Standard Chartered's inclusion signals that a global systemically important bank is willing to operate within MiCA's framework. This is bullish in the short term: it validates the regulatory approach and encourages other banks to follow. But what services will Standard Chartered offer? The registry entry does not specify. It could be limited to advisory or custody. If they offer custody, will they use a permissioned blockchain or a public one? If permissioned, then the crypto asset is not truly self-sovereign. The bank controls the keys. This is not decentralization; it is digital assets under bank supervision. FalconX, on the other hand, is a pure crypto-native institution. Their registration likely covers trading, custody, and order execution. They already operate on public blockchains. For them, MiCA compliance is an overlay, not a replacement of their tech stack. This contrast illustrates the spectrum of institutional adoption: from 'crypto-wrapped in legacy' to 'legacy-wrapped in crypto'.
Contrarian Angle: The Hidden Cost of Compliance
The market narrative is simple: 'Regulation brings clarity, clarity brings institutions, institutions bring money.' I want to challenge that. We do not trust; we verify. What has been verified here? Not the security of the firms' smart contracts, not the integrity of their oracles, not the correctness of their multi-sig setups. MiCA requires a minimum capital of €125,000 for some services, but that is trivial for a bank like Standard Chartered. The real cost is operational: implementing AML screening, hiring compliance officers, submitting regular reports. These costs are passed down to users. Smaller CASPs without Standard Chartered's balance sheet will either raise fees or cut corners. The registry update creates a two-tier market: elite institutions with deep pockets and everyone else. This is the opposite of permissionless innovation.
Furthermore, MiCA's stablecoin regime—Title III and IV—imposes strict reserve requirements and redemption rights. This kills algorithmic stablecoins and forces issuers to hold significant fiat reserves. The result? Stablecoins become more like bank deposits than decentralized money. With Standard Chartered and FalconX now registered, they could use their compliance status to negotiate favorable partnerships with stablecoin issuers, creating a oligopoly. In the bear market, only code remains. But here, the code is regulation, and it is designed to be followed, not forked.

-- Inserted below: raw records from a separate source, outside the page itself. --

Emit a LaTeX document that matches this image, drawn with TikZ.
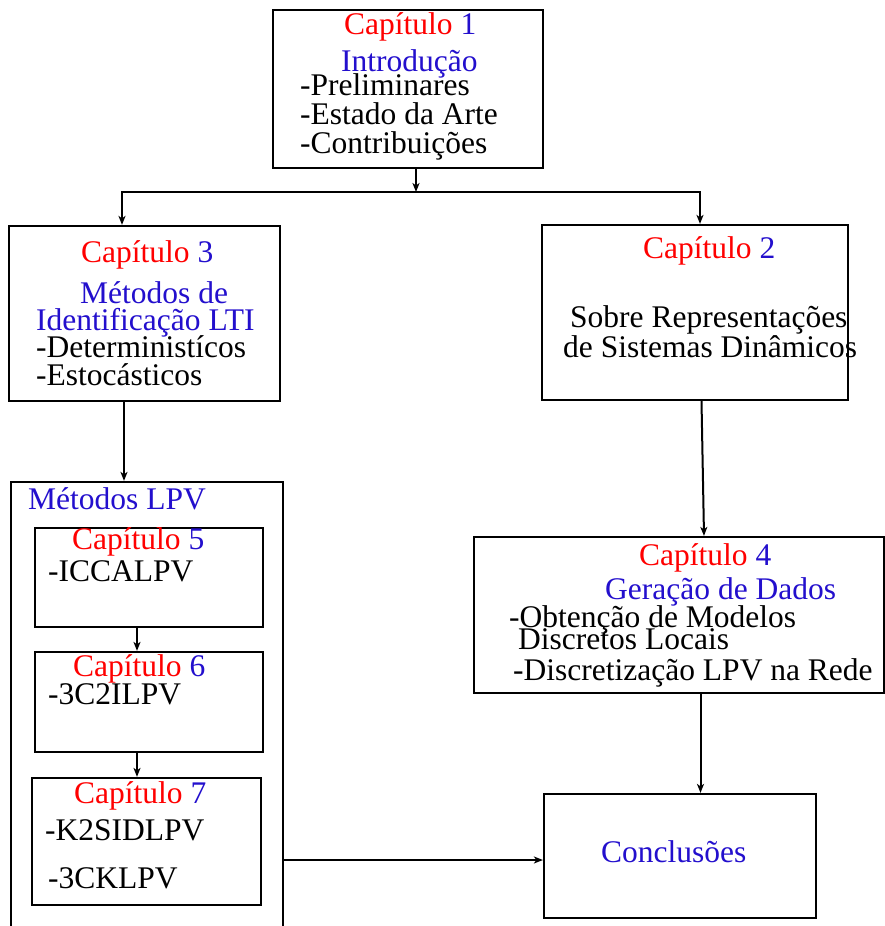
\documentclass[tikz,border=0pt]{standalone}
\usepackage{fontspec}
\setmainfont{Liberation Serif}
\usetikzlibrary{arrows.meta}
\definecolor{capblue}{RGB}{35,15,205}
\newcommand\chapline[1]{\textcolor{red}{Capítulo} \textcolor{capblue}{#1}}

\begin{document}
\begin{tikzpicture}[x=1pt,y=-1pt,
  box/.style={draw,line width=2.2pt,rectangle,inner sep=0pt},
  txt/.style={anchor=base west,inner sep=0pt,font=\fontsize{31.5}{29}\selectfont},
  ttl/.style={txt,text=capblue},
  tip/.style={-{Stealth[length=9pt,width=7pt,inset=2.5pt]}},
  conn/.style={line width=2pt,tip},
  conn2/.style={line width=2pt,{Stealth[length=9pt,width=7pt,inset=2.5pt]}-{Stealth[length=9pt,width=7pt,inset=2.5pt]}}]
\useasboundingbox (0,0) rectangle (885,926);

% chapter boxes
\node[box,minimum width=270pt,minimum height=158pt] (b1) at (408,89) {};
\node[box,minimum width=271pt,minimum height=175pt] (b3) at (144.5,313.5) {};
\node[box,minimum width=306pt,minimum height=175pt] (b2) at (695,312.5) {};
\node[box,minimum width=272pt,minimum height=458pt] (lpv) at (147,711) {};
\node[box,minimum width=228pt,minimum height=99pt] (b5) at (149,577.5) {};
\node[box,minimum width=228pt,minimum height=100pt] (b6) at (149,702) {};
\node[box,minimum width=229pt,minimum height=127pt] (b7) at (146.5,841.5) {};
\node[box,minimum width=410pt,minimum height=156pt] (b4) at (679,615) {};
\node[box,minimum width=272pt,minimum height=124pt] (concl) at (680,856) {};

% chapter 1
\node[txt] (c1) at (344,34) {\chapline{1}};
\node[ttl] (c1t) at (341,71) {Introdução};
\node[txt] (c1a) at (300,95) {-Preliminares};
\node[txt] (c1b) at (300,124) {-Estado da Arte};
\node[txt] (c1c) at (300,153) {-Contribuições};

% chapter 3
\node[txt] (c3) at (81,262) {\chapline{3}};
\node[ttl] (c3t) at (80,303) {Métodos de};
\node[ttl] (c3u) at (36,330) {Identificação LTI};
\node[txt] (c3a) at (36,357) {-Deterministícos};
\node[txt] (c3b) at (36,385) {-Estocásticos};

% chapter 2
\node[txt] (c2) at (643,258) {\chapline{2}};
\node[txt] (c2a) at (570,327) {Sobre Representações};
\node[txt] (c2b) at (563,357) {de Sistemas Dinâmicos};

% LPV methods
\node[ttl] (lpvt) at (28,509) {Métodos LPV};
\node[txt] (c5) at (72,549) {\chapline{5}};
\node[txt] (c5a) at (48,581) {-ICCALPV};
\node[txt] (c6) at (73,676) {\chapline{6}};
\node[txt] (c6a) at (48,704) {-3C2ILPV};
\node[txt] (c7) at (74,803) {\chapline{7}};
\node[txt] (c7a) at (45,840) {-K2SIDLPV};
\node[txt] (c7b) at (48,888) {-3CKLPV};

% chapter 4
\node[txt] (c4) at (639,565) {\chapline{4}};
\node[ttl] (c4t) at (605,599) {Geração de Dados};
\node[txt] (c4a) at (509,627) {-Obtenção de Modelos};
\node[txt] (c4b) at (518,649) {Discretos Locais};
\node[txt] (c4c) at (513,680) {-Discretização LPV na Rede};

% conclusions
\node[ttl] (cct) at (601,862) {Conclusões};

% connectors
\coordinate (split) at (416,192);
\coordinate (jl) at (122,192);
\coordinate (jr) at (700,192);
\coordinate (cin) at ([yshift=-4pt]concl.west);
\draw[conn] (b1.south -| split) -- (split);
\draw[conn2] (jl |- b3.north) -- (jl) -- (jr) -- (jr |- b2.north);
\draw[conn] ([xshift=-20.5pt]b3.south) -- ([xshift=-20.5pt]b3.south |- lpv.north);
\draw[conn] ([xshift=-12pt]b5.south) -- ([xshift=-12pt]b5.south |- b6.north);
\draw[conn] ([xshift=-12pt]b6.south) -- ([xshift=-12pt]b6.south |- b7.north);
\draw[conn] ([xshift=6.5pt]b2.south) -- ([xshift=25pt]b4.north);
\draw[conn] ([xshift=21.5pt]b4.south) -- ([xshift=21.5pt]b4.south |- concl.north);
\draw[conn] (lpv.east |- cin) -- (cin);
\end{tikzpicture}
\end{document}
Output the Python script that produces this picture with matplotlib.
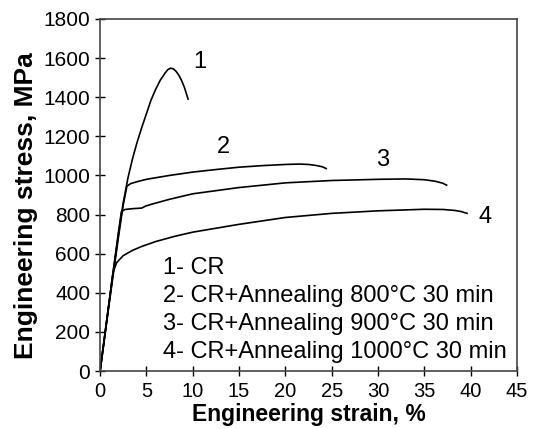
import matplotlib.pyplot as plt

plt.rcParams['font.family'] = ['Liberation Sans', 'DejaVu Sans']

# 1- CR
strain1 = [0, 0.5, 1.0, 1.5, 2.0, 2.5, 3.0, 3.5, 4.0, 4.5, 5.0, 5.5, 6.0, 6.5, 7.0, 7.3, 7.6, 7.9, 8.2, 8.5, 8.8, 9.1, 9.5]
stress1 = [0, 180, 360, 535, 705, 860, 985, 1085, 1170, 1245, 1315, 1385, 1440, 1487, 1522, 1540, 1548, 1545, 1532, 1512, 1485, 1450, 1390]

# 2- CR+Annealing 800C
strain2 = [0, 0.5, 1.0, 1.5, 2.0, 2.5, 2.9, 3.3, 4, 5, 7.5, 10, 12.5, 15, 17.5, 20, 21.5, 22.5, 23.3, 24, 24.4]
stress2 = [0, 175, 350, 520, 690, 850, 945, 958, 968, 980, 1000, 1017, 1030, 1042, 1050, 1056, 1058, 1056, 1051, 1044, 1035]

# 3- CR+Annealing 900C
strain3 = [0, 0.5, 1.0, 1.5, 2.0, 2.3, 2.7, 3.5, 4.5, 4.9, 5.5, 7.5, 10, 15, 20, 25, 30, 33, 35, 36.2, 37.0, 37.4]
stress3 = [0, 180, 360, 540, 715, 815, 826, 830, 833, 843, 852, 878, 906, 938, 962, 974, 980, 982, 978, 970, 960, 950]

# 4- CR+Annealing 1000C
strain4 = [0, 0.5, 1.0, 1.4, 1.8, 2.5, 3.5, 4.5, 6, 8, 10, 15, 20, 25, 30, 35, 37, 38.3, 39.0, 39.6]
stress4 = [0, 180, 360, 505, 555, 590, 617, 637, 662, 688, 710, 750, 785, 806, 819, 827, 826, 821, 815, 806]

legend_lines = ["1- CR",
                "2- CR+Annealing 800°C 30 min",
                "3- CR+Annealing 900°C 30 min",
                "4- CR+Annealing 1000°C 30 min"]

fig = plt.figure(figsize=(5.38, 4.29), dpi=100)
ax = fig.add_axes([0.186, 0.135, 0.775, 0.821])

for x, y in [(strain1, stress1), (strain2, stress2), (strain3, stress3), (strain4, stress4)]:
    ax.plot(x, y, color='black', lw=1.2)

ax.text(10.8, 1580, "1", fontsize=17, ha='center', va='center')
ax.text(13.3, 1145, "2", fontsize=17, ha='center', va='center')
ax.text(30.5, 1080, "3", fontsize=17, ha='center', va='center')
ax.text(41.5, 790, "4", fontsize=17, ha='center', va='center')

for i, s in enumerate(legend_lines):
    ax.text(6.8, 527 - i * 143, s, fontsize=17, ha='left', va='center')

ax.set_xlim(0, 45)
ax.set_ylim(0, 1800)
ax.set_xticks(range(0, 46, 5))
ax.set_yticks(range(0, 1801, 200))
ax.tick_params(direction='inout', length=7, width=1, labelsize=15, colors='black')
ax.tick_params(axis='x', labelsize=14.5, pad=4)
for sp in ax.spines.values():
    sp.set_color('#444444')
    sp.set_linewidth(1.2)

ax.set_xlabel("Engineering strain, %", fontsize=16.5, fontweight='bold')
ax.xaxis.set_label_coords(0.5, -0.091)
ax.set_ylabel("Engineering stress, MPa", fontsize=19, fontweight='bold')
ax.yaxis.set_label_coords(-0.149, 0.47)

fig.savefig("out.png", dpi=100)
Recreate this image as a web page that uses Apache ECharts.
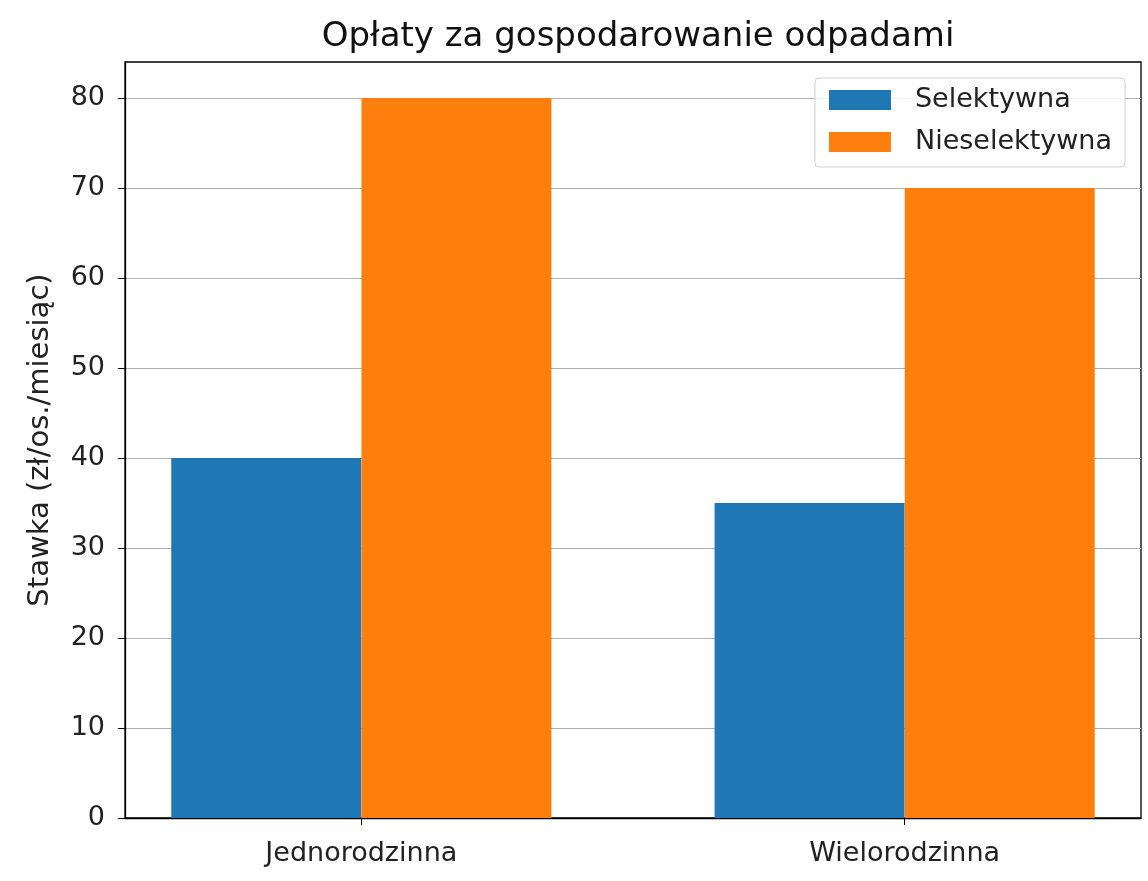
<!DOCTYPE html>
<html>
<head>
<meta charset="utf-8">
<title>Opłaty za gospodarowanie odpadami</title>
<script src="https://cdn.jsdelivr.net/npm/echarts@6/dist/echarts.min.js"></script>
<style>
	html, body { margin: 0; padding: 0; background: #fff; }
	#main { width: 1148px; height: 881px; }
</style>
</head>
<body>
<div id="main"></div>
<script type="text/javascript">
	// kategorie i wartości
	var categories = ['Jednorodzinna', 'Wielorodzinna'];
	var seriesNames = ['Selektywna', 'Nieselektywna'];
	var selektywna = [40, 35];
	var nieselektywna = [80, 70];
	var yTicks = [0, 10, 20, 30, 40, 50, 60, 70, 80];

	// przesunięcie słupków względem środka kategorii (jak w matplotlib, szerokość 0.35)
	var barHalf = 0.175;
	function toPoints(values, shift) {
		var out = [];
		for (var i = 0; i < values.length; i++) {
			out.push([i + shift, values[i]]);
		}
		return out;
	}
	var catIdx = [];
	for (var i = 0; i < categories.length; i++) catIdx.push(i);

	var chart = echarts.init(document.getElementById('main'));
	var fontName = 'DejaVu Sans';
	var option = {
		animation: false,
		textStyle: { fontFamily: fontName },
		title: {
			text: 'Opłaty za gospodarowanie odpadami',
			left: 633,
			textAlign: 'center',
			top: 15,
			textStyle: { fontFamily: fontName, fontSize: 34, fontWeight: 'normal', color: '#111' }
		},
		legend: {
			data: seriesNames,
			orient: 'vertical',
			right: 23,
			top: 78,
			padding: [7, 13, 10, 14],
			itemWidth: 62,
			itemHeight: 20,
			itemGap: 12,
			icon: 'rect',
			borderColor: '#d0d0d0',
			borderWidth: 1,
			borderRadius: 4,
			backgroundColor: 'rgba(255,255,255,0.85)',
			textStyle: { fontFamily: fontName, fontSize: 27, lineHeight: 30, color: '#222', padding: [0, 0, 0, 19] }
		},
		grid: {
			left: 125,
			right: 7,
			top: 62,
			bottom: 63,
			show: true,
			borderColor: '#000',
			borderWidth: 1.3,
			backgroundColor: 'transparent'
		},
		xAxis: {
			type: 'value',
			min: -0.435,
			max: 1.435,
			splitLine: { show: false },
			axisLine: { show: true, onZero: false, lineStyle: { color: '#000', width: 1.3 } },
			axisTick: { show: true, customValues: catIdx, length: 7, lineStyle: { color: '#000' } },
			axisLabel: {
				customValues: catIdx,
				margin: 22,
				fontSize: 27,
				color: '#222',
				fontFamily: fontName,
				formatter: function (v) { return categories[Math.round(v)]; }
			}
		},
		yAxis: {
			type: 'value',
			min: 0,
			max: 84,
			interval: 10,
			name: 'Stawka (zł/os./miesiąc)',
			nameLocation: 'middle',
			nameGap: 70,
			nameTextStyle: { fontFamily: fontName, fontSize: 29, color: '#222' },
			axisLine: { show: true, onZero: false, lineStyle: { color: '#000', width: 1.3 } },
			axisTick: { show: true, customValues: yTicks, length: 7, lineStyle: { color: '#000' } },
			axisLabel: { customValues: yTicks, margin: 20, fontSize: 27, color: '#222', fontFamily: fontName },
			splitLine: { show: true, lineStyle: { color: '#b0b0b0', width: 1 } }
		},
		series: [
			{
				name: seriesNames[0],
				type: 'bar',
				barWidth: 190,
				barGap: '-100%',
				itemStyle: { color: '#1f77b4' },
				data: toPoints(selektywna, -barHalf)
			},
			{
				name: seriesNames[1],
				type: 'bar',
				barWidth: 190,
				barGap: '-100%',
				itemStyle: { color: '#ff7f0e' },
				data: toPoints(nieselektywna, barHalf)
			}
		]
	};
	chart.setOption(option);
</script>
</body>
</html>
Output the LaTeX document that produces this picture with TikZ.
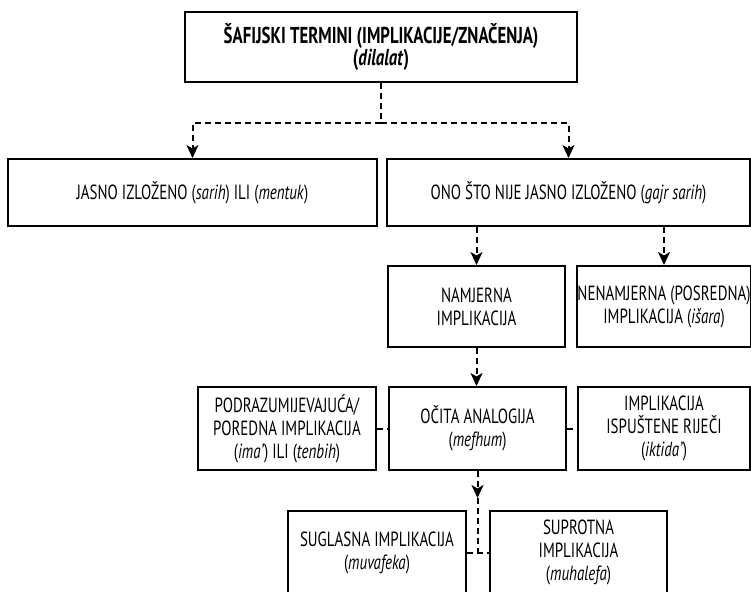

Takeaway: The Architecture of Trust Revisited
ESMA's registry update is not a technical breakthrough. It is a legal milestone. It provides clarity but at the cost of centralizing trust. The real question is: Can we build a compliance verification system that is itself decentralized? Imagine a future where CASPs publish their compliance proofs on-chain—zero-knowledge proofs of capital adequacy, signed attestations from reputable auditors, on-chain records of reserve balances. That would be verification without trust. Until then, the ESMA registry is a step forward for adoption but a step sideways for the core ethos of blockchain. Chaos is just order waiting to be decoded. Let's decode this regulatory order and build a better one.

Builder's Challenge: Take the MiCA compliance requirements—capital, custody, disclosure—and design a set of smart contracts that automate verification of a CASP's adherence. Can you create a self-executing compliance layer that operates on a public blockchain? Can you replace legal trust with cryptographic trust? The architecture of freedom demands it.